• _DATA LINES_:
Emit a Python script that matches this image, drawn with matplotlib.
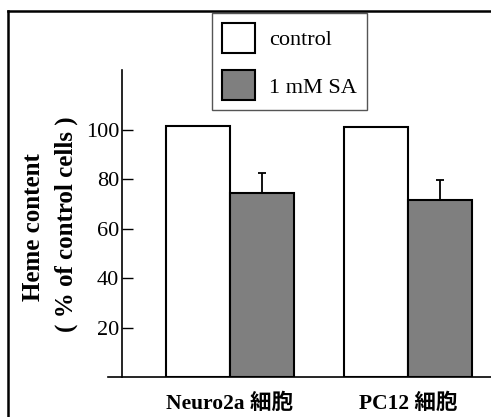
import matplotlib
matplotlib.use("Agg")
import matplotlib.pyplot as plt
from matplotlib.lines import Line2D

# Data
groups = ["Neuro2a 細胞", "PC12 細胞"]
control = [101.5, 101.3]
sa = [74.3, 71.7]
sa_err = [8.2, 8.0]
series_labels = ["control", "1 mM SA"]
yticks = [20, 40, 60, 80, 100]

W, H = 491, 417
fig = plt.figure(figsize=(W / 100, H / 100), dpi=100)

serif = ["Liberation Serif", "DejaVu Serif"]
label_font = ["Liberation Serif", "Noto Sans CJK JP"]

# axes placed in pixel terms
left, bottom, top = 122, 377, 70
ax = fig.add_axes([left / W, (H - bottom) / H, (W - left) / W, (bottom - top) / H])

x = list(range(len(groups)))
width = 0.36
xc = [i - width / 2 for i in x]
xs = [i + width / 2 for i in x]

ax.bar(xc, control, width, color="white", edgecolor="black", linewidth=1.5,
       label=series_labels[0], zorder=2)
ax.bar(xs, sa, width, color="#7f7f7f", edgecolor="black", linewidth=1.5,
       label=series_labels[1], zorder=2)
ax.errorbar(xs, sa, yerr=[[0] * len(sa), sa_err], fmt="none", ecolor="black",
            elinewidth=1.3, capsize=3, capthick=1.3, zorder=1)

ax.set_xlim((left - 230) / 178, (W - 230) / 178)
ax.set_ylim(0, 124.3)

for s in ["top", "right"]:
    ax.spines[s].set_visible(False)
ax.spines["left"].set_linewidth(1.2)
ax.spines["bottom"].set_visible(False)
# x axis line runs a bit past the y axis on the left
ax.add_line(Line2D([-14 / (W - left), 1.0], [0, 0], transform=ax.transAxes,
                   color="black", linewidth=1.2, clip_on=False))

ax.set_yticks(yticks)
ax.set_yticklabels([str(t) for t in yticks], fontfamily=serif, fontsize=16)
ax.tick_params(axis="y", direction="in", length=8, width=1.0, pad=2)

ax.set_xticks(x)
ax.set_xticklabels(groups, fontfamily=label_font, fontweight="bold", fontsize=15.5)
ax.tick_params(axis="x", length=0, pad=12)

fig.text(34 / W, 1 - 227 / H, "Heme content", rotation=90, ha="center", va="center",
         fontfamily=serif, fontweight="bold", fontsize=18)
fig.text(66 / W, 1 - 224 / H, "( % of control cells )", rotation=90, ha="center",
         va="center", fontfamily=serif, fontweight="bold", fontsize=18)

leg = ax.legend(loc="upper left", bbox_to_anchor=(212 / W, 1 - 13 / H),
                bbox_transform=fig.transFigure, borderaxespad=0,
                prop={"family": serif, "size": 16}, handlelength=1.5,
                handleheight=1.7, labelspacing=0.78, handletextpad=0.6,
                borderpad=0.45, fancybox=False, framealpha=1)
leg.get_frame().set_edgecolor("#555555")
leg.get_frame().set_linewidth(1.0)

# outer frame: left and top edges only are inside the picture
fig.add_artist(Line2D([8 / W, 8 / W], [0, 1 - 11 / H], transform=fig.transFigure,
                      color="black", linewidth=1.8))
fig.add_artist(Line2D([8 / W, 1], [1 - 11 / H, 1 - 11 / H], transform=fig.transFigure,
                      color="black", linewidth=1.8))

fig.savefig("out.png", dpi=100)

• _TO DO_:
Reproduce the listing word for word and omit its pictures.

• _EXERCISE ANSWER_:
Emit a Python script that matches this image, drawn with matplotlib.
import matplotlib
matplotlib.use("Agg")
import matplotlib.pyplot as plt
from matplotlib.lines import Line2D

# Data
groups = ["Neuro2a 細胞", "PC12 細胞"]
control = [101.5, 101.3]
sa = [74.3, 71.7]
sa_err = [8.2, 8.0]
series_labels = ["control", "1 mM SA"]
yticks = [20, 40, 60, 80, 100]

W, H = 491, 417
fig = plt.figure(figsize=(W / 100, H / 100), dpi=100)

serif = ["Liberation Serif", "DejaVu Serif"]
label_font = ["Liberation Serif", "Noto Sans CJK JP"]

# axes placed in pixel terms
left, bottom, top = 122, 377, 70
ax = fig.add_axes([left / W, (H - bottom) / H, (W - left) / W, (bottom - top) / H])

x = list(range(len(groups)))
width = 0.36
xc = [i - width / 2 for i in x]
xs = [i + width / 2 for i in x]

ax.bar(xc, control, width, color="white", edgecolor="black", linewidth=1.5,
       label=series_labels[0], zorder=2)
ax.bar(xs, sa, width, color="#7f7f7f", edgecolor="black", linewidth=1.5,
       label=series_labels[1], zorder=2)
ax.errorbar(xs, sa, yerr=[[0] * len(sa), sa_err], fmt="none", ecolor="black",
            elinewidth=1.3, capsize=3, capthick=1.3, zorder=1)

ax.set_xlim((left - 230) / 178, (W - 230) / 178)
ax.set_ylim(0, 124.3)

for s in ["top", "right"]:
    ax.spines[s].set_visible(False)
ax.spines["left"].set_linewidth(1.2)
ax.spines["bottom"].set_visible(False)
# x axis line runs a bit past the y axis on the left
ax.add_line(Line2D([-14 / (W - left), 1.0], [0, 0], transform=ax.transAxes,
                   color="black", linewidth=1.2, clip_on=False))

ax.set_yticks(yticks)
ax.set_yticklabels([str(t) for t in yticks], fontfamily=serif, fontsize=16)
ax.tick_params(axis="y", direction="in", length=8, width=1.0, pad=2)

ax.set_xticks(x)
ax.set_xticklabels(groups, fontfamily=label_font, fontweight="bold", fontsize=15.5)
ax.tick_params(axis="x", length=0, pad=12)

fig.text(34 / W, 1 - 227 / H, "Heme content", rotation=90, ha="center", va="center",
         fontfamily=serif, fontweight="bold", fontsize=18)
fig.text(66 / W, 1 - 224 / H, "( % of control cells )", rotation=90, ha="center",
         va="center", fontfamily=serif, fontweight="bold", fontsize=18)

leg = ax.legend(loc="upper left", bbox_to_anchor=(212 / W, 1 - 13 / H),
                bbox_transform=fig.transFigure, borderaxespad=0,
                prop={"family": serif, "size": 16}, handlelength=1.5,
                handleheight=1.7, labelspacing=0.78, handletextpad=0.6,
                borderpad=0.45, fancybox=False, framealpha=1)
leg.get_frame().set_edgecolor("#555555")
leg.get_frame().set_linewidth(1.0)

# outer frame: left and top edges only are inside the picture
fig.add_artist(Line2D([8 / W, 8 / W], [0, 1 - 11 / H], transform=fig.transFigure,
                      color="black", linewidth=1.8))
fig.add_artist(Line2D([8 / W, 1], [1 - 11 / H, 1 - 11 / H], transform=fig.transFigure,
                      color="black", linewidth=1.8))

fig.savefig("out.png", dpi=100)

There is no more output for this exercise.